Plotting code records
"""
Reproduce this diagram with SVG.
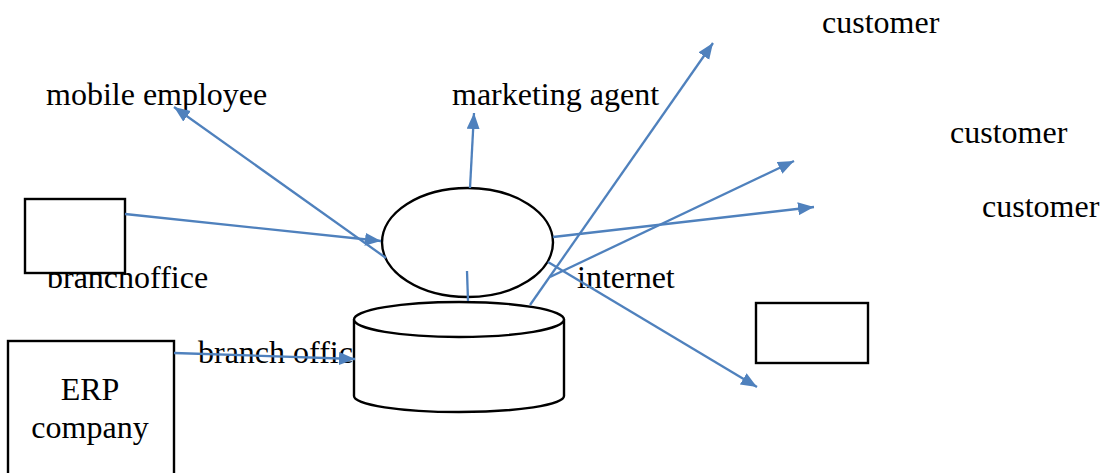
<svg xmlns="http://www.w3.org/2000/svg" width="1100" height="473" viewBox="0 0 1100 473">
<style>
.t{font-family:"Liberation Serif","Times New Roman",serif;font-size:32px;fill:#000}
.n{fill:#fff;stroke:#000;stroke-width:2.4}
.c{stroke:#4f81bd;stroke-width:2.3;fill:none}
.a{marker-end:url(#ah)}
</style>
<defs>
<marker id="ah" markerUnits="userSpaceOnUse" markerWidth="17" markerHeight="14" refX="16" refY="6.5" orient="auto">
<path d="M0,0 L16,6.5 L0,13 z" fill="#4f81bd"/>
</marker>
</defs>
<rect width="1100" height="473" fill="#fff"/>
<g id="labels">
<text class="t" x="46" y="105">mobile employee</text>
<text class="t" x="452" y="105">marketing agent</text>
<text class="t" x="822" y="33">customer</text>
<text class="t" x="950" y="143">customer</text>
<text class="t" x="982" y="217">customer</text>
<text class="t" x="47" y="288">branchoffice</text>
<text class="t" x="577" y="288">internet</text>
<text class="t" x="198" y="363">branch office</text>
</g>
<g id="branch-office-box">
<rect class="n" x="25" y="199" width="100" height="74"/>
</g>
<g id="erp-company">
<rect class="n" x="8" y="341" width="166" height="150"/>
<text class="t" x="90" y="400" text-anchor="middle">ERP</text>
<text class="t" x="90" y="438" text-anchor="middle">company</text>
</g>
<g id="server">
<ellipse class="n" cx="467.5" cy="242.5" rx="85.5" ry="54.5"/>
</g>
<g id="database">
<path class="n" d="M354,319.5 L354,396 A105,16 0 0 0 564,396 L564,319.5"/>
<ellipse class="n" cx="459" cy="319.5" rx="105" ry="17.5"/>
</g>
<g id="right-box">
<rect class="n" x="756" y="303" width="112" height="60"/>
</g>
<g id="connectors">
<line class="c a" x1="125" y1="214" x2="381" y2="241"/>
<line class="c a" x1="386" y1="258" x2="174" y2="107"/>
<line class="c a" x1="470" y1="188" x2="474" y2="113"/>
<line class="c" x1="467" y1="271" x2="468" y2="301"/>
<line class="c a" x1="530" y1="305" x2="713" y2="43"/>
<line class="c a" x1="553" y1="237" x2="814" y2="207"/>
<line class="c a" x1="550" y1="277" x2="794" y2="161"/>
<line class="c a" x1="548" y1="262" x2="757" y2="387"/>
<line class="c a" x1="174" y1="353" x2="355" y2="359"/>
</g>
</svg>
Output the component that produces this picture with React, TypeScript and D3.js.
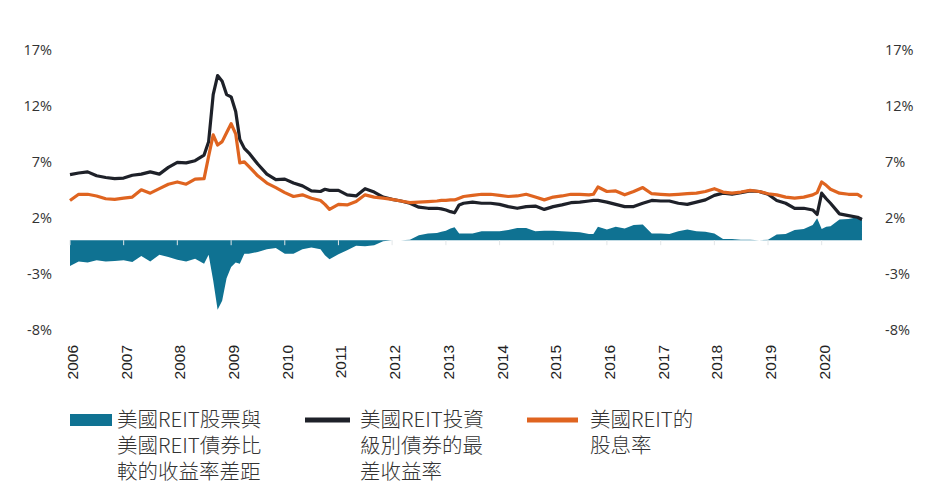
"""
- **REQUIRED TASK**
Transcribe the records above exactly, omitting every picture they contain.

- **TASK SOLUTION**
Reproduce this diagram with SVG.
<svg xmlns="http://www.w3.org/2000/svg" width="1100" height="473" viewBox="0 0 1100 473">
<style>
.t{font-family:"Liberation Serif","Times New Roman",serif;font-size:32px;fill:#000}
.n{fill:#fff;stroke:#000;stroke-width:2.4}
.c{stroke:#4f81bd;stroke-width:2.3;fill:none}
.a{marker-end:url(#ah)}
</style>
<defs>
<marker id="ah" markerUnits="userSpaceOnUse" markerWidth="17" markerHeight="14" refX="16" refY="6.5" orient="auto">
<path d="M0,0 L16,6.5 L0,13 z" fill="#4f81bd"/>
</marker>
</defs>
<rect width="1100" height="473" fill="#fff"/>
<g id="labels">
<text class="t" x="46" y="105">mobile employee</text>
<text class="t" x="452" y="105">marketing agent</text>
<text class="t" x="822" y="33">customer</text>
<text class="t" x="950" y="143">customer</text>
<text class="t" x="982" y="217">customer</text>
<text class="t" x="47" y="288">branchoffice</text>
<text class="t" x="577" y="288">internet</text>
<text class="t" x="198" y="363">branch office</text>
</g>
<g id="branch-office-box">
<rect class="n" x="25" y="199" width="100" height="74"/>
</g>
<g id="erp-company">
<rect class="n" x="8" y="341" width="166" height="150"/>
<text class="t" x="90" y="400" text-anchor="middle">ERP</text>
<text class="t" x="90" y="438" text-anchor="middle">company</text>
</g>
<g id="server">
<ellipse class="n" cx="467.5" cy="242.5" rx="85.5" ry="54.5"/>
</g>
<g id="database">
<path class="n" d="M354,319.5 L354,396 A105,16 0 0 0 564,396 L564,319.5"/>
<ellipse class="n" cx="459" cy="319.5" rx="105" ry="17.5"/>
</g>
<g id="right-box">
<rect class="n" x="756" y="303" width="112" height="60"/>
</g>
<g id="connectors">
<line class="c a" x1="125" y1="214" x2="381" y2="241"/>
<line class="c a" x1="386" y1="258" x2="174" y2="107"/>
<line class="c a" x1="470" y1="188" x2="474" y2="113"/>
<line class="c" x1="467" y1="271" x2="468" y2="301"/>
<line class="c a" x1="530" y1="305" x2="713" y2="43"/>
<line class="c a" x1="553" y1="237" x2="814" y2="207"/>
<line class="c a" x1="550" y1="277" x2="794" y2="161"/>
<line class="c a" x1="548" y1="262" x2="757" y2="387"/>
<line class="c a" x1="174" y1="353" x2="355" y2="359"/>
</g>
</svg>
Output the component that produces this picture with React, TypeScript and D3.js.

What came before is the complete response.